The folk singer is known for his concerts where he tells insightful, entertaining stories in between songs. From what I can gather, many of the chapters are versions of his stories, his creative non-fiction, that he recounts before he plays certain tunes. He's a witty dude.
Some of my favorite chapters are the where he talks about his friend Moondawg (of the song "Moondawg's Tavern"), his encounter with Slash of Gun-n-Roses in a hotel bar, the chapter about his friend Skip (who inspired "Play a Train Song"), and the chapter about Kris Kristofferson.
Snider's a raconteur. And the book has all kinds of playful moments where he calls attention to the fact that he's writing a book and that sometimes the stories he says onstage are not exactly what happened.
To give you a taste of his wit and wisdom, here are some selected passages from the book:
- There's always a loophole. All you have to do is stare at the loop long enough and you'll find the hole.
- There they were, the football team. And I don't mean to disparage any of the other kids. I'm just saying that it could be argued that they looked like a bunch of dirty sheep standing around in a field, waiting to push a grown, screaming man on a padded sled.
- He [Skip] said, "Never go straight, always go forward." He said, "Don't apologize, I don't care enough." And when he answered the phone, he said, "I'll play your silly little game."

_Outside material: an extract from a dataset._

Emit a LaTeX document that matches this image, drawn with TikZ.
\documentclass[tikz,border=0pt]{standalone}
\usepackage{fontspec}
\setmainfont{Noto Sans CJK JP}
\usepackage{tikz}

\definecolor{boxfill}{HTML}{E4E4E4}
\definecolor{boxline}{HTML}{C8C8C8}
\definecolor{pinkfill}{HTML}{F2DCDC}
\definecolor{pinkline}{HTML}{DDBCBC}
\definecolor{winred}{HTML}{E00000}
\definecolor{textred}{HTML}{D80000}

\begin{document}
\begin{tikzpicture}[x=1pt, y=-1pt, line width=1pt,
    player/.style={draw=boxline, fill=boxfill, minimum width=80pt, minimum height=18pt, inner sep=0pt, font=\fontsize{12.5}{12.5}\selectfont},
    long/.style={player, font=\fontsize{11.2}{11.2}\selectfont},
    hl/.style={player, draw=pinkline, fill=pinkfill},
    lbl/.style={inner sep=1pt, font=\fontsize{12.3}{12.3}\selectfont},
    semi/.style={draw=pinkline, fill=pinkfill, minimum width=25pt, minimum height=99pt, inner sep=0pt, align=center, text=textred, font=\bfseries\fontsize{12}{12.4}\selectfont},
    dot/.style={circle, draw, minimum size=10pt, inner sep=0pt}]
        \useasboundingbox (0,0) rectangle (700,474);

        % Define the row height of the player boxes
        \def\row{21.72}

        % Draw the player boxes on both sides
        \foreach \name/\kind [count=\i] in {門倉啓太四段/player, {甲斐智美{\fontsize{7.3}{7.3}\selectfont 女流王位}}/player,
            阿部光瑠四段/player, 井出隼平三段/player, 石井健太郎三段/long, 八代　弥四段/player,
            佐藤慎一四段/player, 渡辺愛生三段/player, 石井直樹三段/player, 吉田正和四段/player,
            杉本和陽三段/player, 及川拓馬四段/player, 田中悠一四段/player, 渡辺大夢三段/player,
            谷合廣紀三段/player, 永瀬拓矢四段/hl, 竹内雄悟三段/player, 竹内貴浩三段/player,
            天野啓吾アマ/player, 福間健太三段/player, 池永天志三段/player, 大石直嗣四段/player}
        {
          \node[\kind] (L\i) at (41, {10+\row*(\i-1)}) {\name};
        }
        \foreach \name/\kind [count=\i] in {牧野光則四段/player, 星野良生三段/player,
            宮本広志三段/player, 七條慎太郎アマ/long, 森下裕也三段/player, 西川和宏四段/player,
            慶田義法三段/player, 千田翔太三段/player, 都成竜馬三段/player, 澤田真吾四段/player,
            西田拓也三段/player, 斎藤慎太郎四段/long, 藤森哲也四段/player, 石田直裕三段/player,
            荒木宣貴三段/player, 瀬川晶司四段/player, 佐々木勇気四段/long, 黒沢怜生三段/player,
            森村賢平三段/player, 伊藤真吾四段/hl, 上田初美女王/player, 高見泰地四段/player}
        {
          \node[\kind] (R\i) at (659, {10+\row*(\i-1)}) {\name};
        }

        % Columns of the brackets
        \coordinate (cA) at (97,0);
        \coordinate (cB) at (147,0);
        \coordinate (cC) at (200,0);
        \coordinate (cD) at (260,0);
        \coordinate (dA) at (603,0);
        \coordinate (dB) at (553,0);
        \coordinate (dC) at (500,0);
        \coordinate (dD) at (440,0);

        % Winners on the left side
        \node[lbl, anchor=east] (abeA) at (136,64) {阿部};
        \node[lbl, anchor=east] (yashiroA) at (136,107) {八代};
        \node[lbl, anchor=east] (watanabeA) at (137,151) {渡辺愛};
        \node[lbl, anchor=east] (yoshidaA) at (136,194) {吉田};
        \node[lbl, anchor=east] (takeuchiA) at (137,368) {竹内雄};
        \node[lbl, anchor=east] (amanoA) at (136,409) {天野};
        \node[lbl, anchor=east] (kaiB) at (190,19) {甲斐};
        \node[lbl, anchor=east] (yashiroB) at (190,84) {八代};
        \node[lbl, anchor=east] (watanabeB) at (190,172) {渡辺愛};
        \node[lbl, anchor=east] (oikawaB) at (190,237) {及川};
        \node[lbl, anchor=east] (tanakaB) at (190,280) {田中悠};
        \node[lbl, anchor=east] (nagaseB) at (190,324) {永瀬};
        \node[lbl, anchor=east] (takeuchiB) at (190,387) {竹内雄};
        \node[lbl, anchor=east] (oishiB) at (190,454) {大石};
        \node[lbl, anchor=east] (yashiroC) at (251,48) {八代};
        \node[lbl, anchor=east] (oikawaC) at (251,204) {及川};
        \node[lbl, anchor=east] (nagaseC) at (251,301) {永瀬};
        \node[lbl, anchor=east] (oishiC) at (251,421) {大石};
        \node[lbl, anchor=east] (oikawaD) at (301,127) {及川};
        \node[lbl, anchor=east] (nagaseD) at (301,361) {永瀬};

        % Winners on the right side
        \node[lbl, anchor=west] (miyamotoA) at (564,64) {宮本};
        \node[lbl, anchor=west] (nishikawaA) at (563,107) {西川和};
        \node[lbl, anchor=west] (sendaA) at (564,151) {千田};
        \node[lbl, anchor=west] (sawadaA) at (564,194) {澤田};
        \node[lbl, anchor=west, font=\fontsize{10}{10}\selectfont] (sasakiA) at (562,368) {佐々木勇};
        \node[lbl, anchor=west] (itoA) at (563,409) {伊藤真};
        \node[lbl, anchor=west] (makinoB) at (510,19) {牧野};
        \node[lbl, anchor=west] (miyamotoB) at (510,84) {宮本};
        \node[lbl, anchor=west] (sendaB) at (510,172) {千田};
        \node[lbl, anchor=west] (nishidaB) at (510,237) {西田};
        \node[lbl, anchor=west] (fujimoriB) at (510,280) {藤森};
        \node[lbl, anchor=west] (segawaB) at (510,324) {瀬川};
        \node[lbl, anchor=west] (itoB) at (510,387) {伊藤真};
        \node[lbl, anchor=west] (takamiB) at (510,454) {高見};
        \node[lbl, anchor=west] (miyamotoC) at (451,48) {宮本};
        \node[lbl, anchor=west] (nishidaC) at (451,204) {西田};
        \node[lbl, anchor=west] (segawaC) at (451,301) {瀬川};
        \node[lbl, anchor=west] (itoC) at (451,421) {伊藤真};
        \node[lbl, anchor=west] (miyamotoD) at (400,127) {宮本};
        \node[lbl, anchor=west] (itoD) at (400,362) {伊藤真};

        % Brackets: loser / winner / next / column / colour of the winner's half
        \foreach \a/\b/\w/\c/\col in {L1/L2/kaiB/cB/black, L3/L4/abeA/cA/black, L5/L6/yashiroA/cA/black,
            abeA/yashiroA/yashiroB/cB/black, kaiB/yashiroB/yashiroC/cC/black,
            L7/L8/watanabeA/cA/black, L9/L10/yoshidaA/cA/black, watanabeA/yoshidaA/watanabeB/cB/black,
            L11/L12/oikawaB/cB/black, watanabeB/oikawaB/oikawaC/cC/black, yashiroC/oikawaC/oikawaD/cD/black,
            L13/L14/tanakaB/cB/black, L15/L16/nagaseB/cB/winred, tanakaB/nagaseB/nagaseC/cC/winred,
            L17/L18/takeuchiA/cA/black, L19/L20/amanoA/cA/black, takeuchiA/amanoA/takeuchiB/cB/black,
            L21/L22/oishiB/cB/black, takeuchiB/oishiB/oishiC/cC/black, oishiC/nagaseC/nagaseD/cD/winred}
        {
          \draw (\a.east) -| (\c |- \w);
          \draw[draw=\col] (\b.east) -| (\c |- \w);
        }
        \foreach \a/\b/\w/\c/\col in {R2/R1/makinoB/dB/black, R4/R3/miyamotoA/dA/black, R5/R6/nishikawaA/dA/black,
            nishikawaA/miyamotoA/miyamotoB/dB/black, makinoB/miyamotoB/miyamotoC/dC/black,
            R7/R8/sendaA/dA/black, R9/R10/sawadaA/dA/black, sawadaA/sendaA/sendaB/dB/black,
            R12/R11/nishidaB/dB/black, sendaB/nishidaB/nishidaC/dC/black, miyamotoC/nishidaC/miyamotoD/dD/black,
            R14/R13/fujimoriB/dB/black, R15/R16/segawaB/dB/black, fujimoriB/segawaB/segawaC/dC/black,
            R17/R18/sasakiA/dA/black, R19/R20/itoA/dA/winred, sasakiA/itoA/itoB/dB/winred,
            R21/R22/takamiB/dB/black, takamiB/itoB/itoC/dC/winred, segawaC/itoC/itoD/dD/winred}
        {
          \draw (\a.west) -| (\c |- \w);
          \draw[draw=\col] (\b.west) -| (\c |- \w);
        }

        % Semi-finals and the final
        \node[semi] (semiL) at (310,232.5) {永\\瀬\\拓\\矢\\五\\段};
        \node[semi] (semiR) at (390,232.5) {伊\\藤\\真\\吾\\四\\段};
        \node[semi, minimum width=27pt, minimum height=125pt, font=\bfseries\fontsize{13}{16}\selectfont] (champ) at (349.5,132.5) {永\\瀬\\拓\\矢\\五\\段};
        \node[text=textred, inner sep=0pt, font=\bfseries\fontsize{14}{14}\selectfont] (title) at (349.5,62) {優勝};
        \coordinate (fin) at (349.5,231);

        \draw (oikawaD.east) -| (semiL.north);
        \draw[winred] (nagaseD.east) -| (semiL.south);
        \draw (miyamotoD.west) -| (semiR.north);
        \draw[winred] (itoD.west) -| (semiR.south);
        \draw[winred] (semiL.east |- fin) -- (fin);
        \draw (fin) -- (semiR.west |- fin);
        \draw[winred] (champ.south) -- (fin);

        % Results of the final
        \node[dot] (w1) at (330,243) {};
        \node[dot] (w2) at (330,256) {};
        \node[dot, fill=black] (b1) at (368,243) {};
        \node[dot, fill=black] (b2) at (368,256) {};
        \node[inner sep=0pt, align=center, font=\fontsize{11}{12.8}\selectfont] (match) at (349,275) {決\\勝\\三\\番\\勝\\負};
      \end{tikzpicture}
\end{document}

- …when it comes to slogans and fashions and bands, I like to be what I call "post-hip, pre-retro." That sweet spot, right when something isn't cool anymore and before it becomes cool in an ironic way. The cutting edge of uncool.
- Contentment, not rejection, is the enemy.
- …if someone asks you what a song is about and you don't have an answer, you might be in possession of a song that's not really about anything.
- You may occasionally have gotten the ideas from these pages that I am a little hard on sports. But baseball's not a sport. It's an art. I will not argue this point. If you try to argue with me, I will reply with a fart.
- Build a man a fire, and he'll be warm for a night. Set a man on fire, he'll be warm of the rest of his life.